Subject: Re: [PATCH] proc: mm: export PTE sizes directly in smaps (v2)
To: Dave Hansen <dave@sr71.net>, linux-kernel@vger.kernel.org
References: <20161117002851.C7BACB98@viggo.jf.intel.com>
Cc: hch@lst.de, akpm@linux-foundation.org, dan.j.williams@intel.com,
        khandual@linux.vnet.ibm.com, linux-mm@kvack.org
From: Vlastimil Babka <vbabka@suse.cz>
Message-ID: <8769d52a-de0b-8c98-1e0b-e5305c5c02f3@suse.cz>
Date: Thu, 24 Nov 2016 15:22:23 +0100
User-Agent: Mozilla/5.0 (X11; Linux x86_64; rv:45.0) Gecko/20100101
 Thunderbird/45.4.0
MIME-Version: 1.0
In-Reply-To: <20161117002851.C7BACB98@viggo.jf.intel.com>
Content-Type: text/plain; charset=utf-8; format=flowed
Content-Transfer-Encoding: 7bit
Sender: linux-kernel-owner@vger.kernel.org
Content-Length: 2704
Lines: 78

On 11/17/2016 01:28 AM, Dave Hansen wrote:
> Changes from v1:
>  * Do one 'Pte' line per pte size instead of mashing on one line
>  * Use PMD_SIZE for pmds instead of PAGE_SIZE, whoops
>  * Wrote some Documentation/
>
> --
>
> /proc/$pid/smaps has a number of fields that are intended to imply the
> kinds of PTEs used to map memory.  "AnonHugePages" obviously tells you
> how many PMDs are being used.  "MMUPageSize" along with the "Hugetlb"
> fields tells you how many PTEs you have for a huge page.
>
> The current mechanisms work fine when we have one or two page sizes.
> But, they start to get a bit muddled when we mix page sizes inside
> one VMA.  For instance, the DAX folks were proposing adding a set of
> fields like:
>
> 	DevicePages:
> 	DeviceHugePages:
> 	DeviceGiganticPages:
> 	DeviceGinormousPages:
>
> to unmuddle things when page sizes get mixed.  That's fine, but
> it does require userspace know the mapping from our various
> arbitrary names to hardware page sizes on each architecture and
> kernel configuration.  That seems rather suboptimal.
>
> What folks really want is to know how much memory is mapped with
> each page size.  How about we just do *that*?
>
> Patch attached.  Seems harmless enough.  Seems to compile on a
> bunch of random architectures.  Makes smaps look like this:
>
> Private_Hugetlb:       0 kB
> Swap:                  0 kB
> SwapPss:               0 kB
> KernelPageSize:        4 kB
> MMUPageSize:           4 kB
> Locked:                0 kB
> Ptes@4kB:	      32 kB
> Ptes@2MB:	    2048 kB
>
> The format I used here should be unlikely to break smaps parsers
> unless they're looking for "kB" and now match the 'Ptes@4kB' instead
> of the one at the end of the line.
>
> 1. I'd like to thank Dan Williams for showing me a mirror as I
>    complained about the bozo that introduced 'AnonHugePages'.
>
> Cc: Christoph Hellwig <hch@lst.de>
> Cc: Andrew Morton <akpm@linux-foundation.org>
> Cc: Dan Williams <dan.j.williams@intel.com>
> Cc: Anshuman Khandual <khandual@linux.vnet.ibm.com>
> Cc: linux-mm@kvack.org

Hmm, why not, I guess. But are HugeTLBs handled correctly?

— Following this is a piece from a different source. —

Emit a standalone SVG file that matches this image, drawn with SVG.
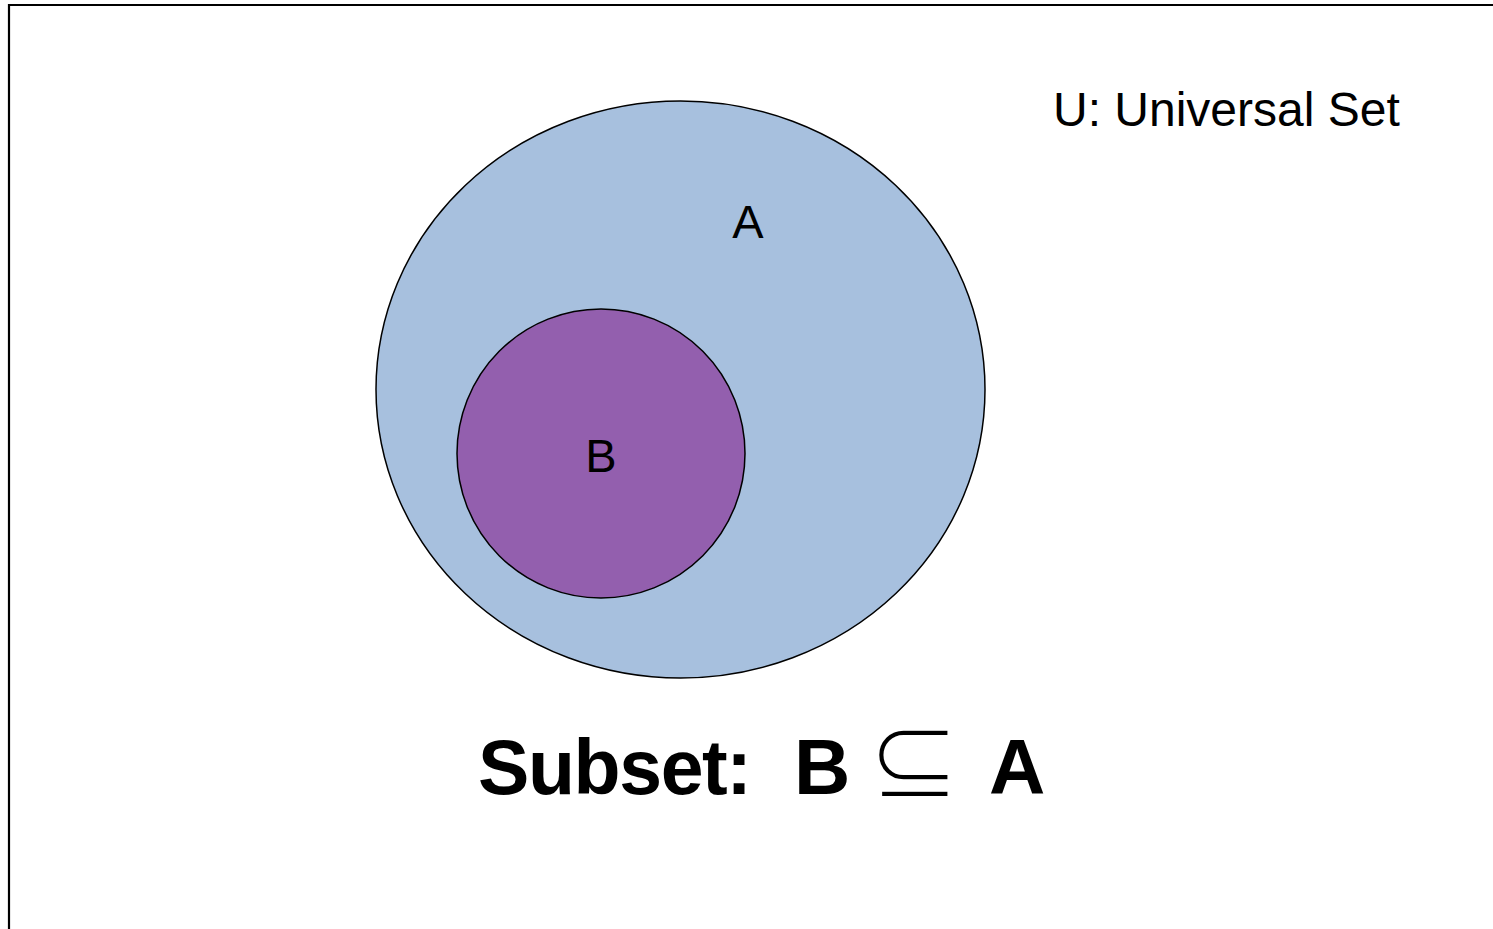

> @@ -702,11 +707,13 @@ static int smaps_hugetlb_range(pte_t *pt
>  	}
>  	if (page) {
>  		int mapcount = page_mapcount(page);
> +		unsigned long hpage_size = huge_page_size(hstate_vma(vma));
>
> +		mss->rss_pud += hpage_size;

This hardcoded pud doesn't look right, doesn't the pmd/pud depend on 
hpage_size?

>  		if (mapcount >= 2)
> -			mss->shared_hugetlb += huge_page_size(hstate_vma(vma));
> +			mss->shared_hugetlb += hpage_size;
>  		else
> -			mss->private_hugetlb += huge_page_size(hstate_vma(vma));
> +			mss->private_hugetlb += hpage_size;
>  	}
>  	return 0;
>  }